Professor Foster is the author of many books including The Irish Story: Telling Tales and Making It Up in Ireland (2001), which won the 2003 Christian Gauss Award for Literary Criticism and W.B. Yeats, A Life. I: The Apprentice Mage 1865-1914 (1997) which won the 1998 James Tait Black Prize for biography. In 2009 he will deliver the Clark Lectures at the University of Cambridge, and in 2012 the Ford Lectures at the University of Oxford.

Lynda Maureen Haverstock

Lynda Maureen Haverstock is recognized throughout Saskatchewan, Canada and internationally for her academic achievements and work in education, her role in provincial politics and for her commitment to the province as Saskatchewan’s 19th Lieutenant Governor. She has earned respect for her role in developing education programs for disabled students and truant adolescents, and for her work on farm families in crisis.

In addition to being an “impassioned supporter of the arts,” Dr Haverstock is admired for her commitment to good citizenship, preservation of heritage sites, environmental stewardship, promoting interest in Canadian history and voluntarism, as well as implementing groundbreaking initiatives like The Northern Spay and Neuter Programme.

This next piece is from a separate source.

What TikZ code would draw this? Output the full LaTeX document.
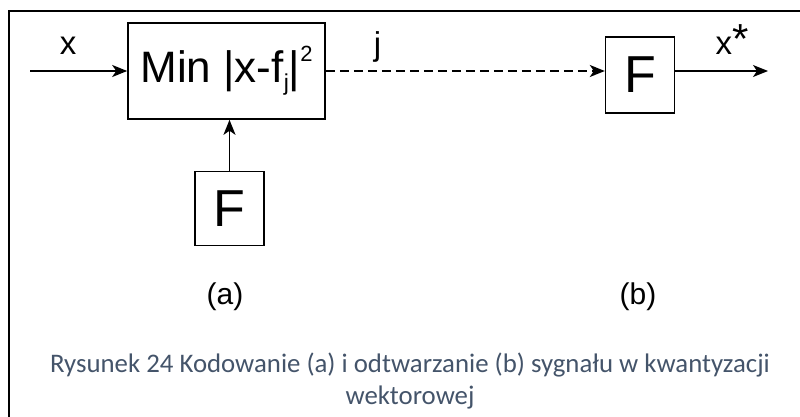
\documentclass[tikz,border=0pt]{standalone}
\usepackage{fontspec}
\setmainfont{Liberation Sans}
\newfontfamily\captionfont{Carlito}
\usetikzlibrary{shapes,positioning,arrows.meta}
\definecolor{captionblue}{HTML}{44546A}

\begin{document}
\begin{tikzpicture}[x=1pt,y=-1pt,line width=1.6pt,
    >={Stealth[length=15pt,width=12pt,inset=4pt]}]

\useasboundingbox (0,0) rectangle (800,417);

% Frame
\draw[line width=2pt] (9,417) -- (9,11) -- (800,11);

% Encoder: nearest codeword search
\node[draw,
    rectangle,
    minimum width=197pt,
    minimum height=96pt,
    inner sep=0,
    font=\fontsize{44}{44}\selectfont] (search) at (226.5,71)
    {Min |x-f\raisebox{-8pt}{\fontsize{23}{23}\selectfont j}|\raisebox{21pt}{\fontsize{22}{22}\selectfont 2}};

% Codebook of the encoder
\node[draw,
    rectangle,
    below=51pt of search,
    xshift=3pt,
    minimum width=69pt,
    minimum height=74pt,
    font=\fontsize{52}{52}\selectfont
] (codebook) {F};

% Codebook of the decoder
\node[draw,
    rectangle,
    right=279pt of search,
    yshift=-4pt,
    minimum width=69pt,
    minimum height=76pt,
    font=\fontsize{52}{52}\selectfont
] (decoder) {F};

% Signal ends
\coordinate (in) at (30,71);
\coordinate (out) at (768,71);

% Signal labels
\node[anchor=base, font=\fontsize{33}{33}\selectfont] (xlabel) at (68,55) {x};
\node[anchor=base, font=\fontsize{33}{33}\selectfont] (jlabel) at (377.5,56) {j};
\node[anchor=base, font=\fontsize{33}{33}\selectfont] (xstar) at (732,55)
    {x\raisebox{1pt}{\fontsize{42}{42}\selectfont *}};

% Part labels
\node[font=\fontsize{30}{30}\selectfont] (parta) at (225,297) {(a)};
\node[font=\fontsize{30}{30}\selectfont] (partb) at (638,297) {(b)};

% Caption
\node[anchor=base, text=captionblue, font=\captionfont\fontsize{26.8}{26.8}\selectfont]
    (caption) at (410,372) {Rysunek 24 Kodowanie (a) i odtwarzanie (b) sygnału w kwantyzacji};
\node[anchor=base, text=captionblue, font=\captionfont\fontsize{26.8}{26.8}\selectfont]
    (captionb) at (410,404) {wektorowej};

% Arrows
\draw[->] (in) -- (search);
\draw[->] (codebook.north) -- (codebook.north |- search.south);
\draw[->, dash pattern=on 9pt off 5pt] (search) -- (search -| decoder.west);
\draw[->] (decoder.east |- out) -- (out);

\end{tikzpicture}
\end{document}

Dr. Haverstock shares her expertise with many professional and community organizations, and recently served as Chair of the Lieutenant Governor of Alberta’s Arts Awards, and also acts as Advisor to the President of the Saskatchewan Indian Institute of Technologies.

Dr. Haverstock was recently named among newly appointed recipients to the Order of Canada and has received honorary doctorate degrees from the University of Regina and Royal Roads University in Victoria. She was recently presented with the Distinguished Canadian Award, and was named one of the University of Saskatchewan’s 100 alumni of influence.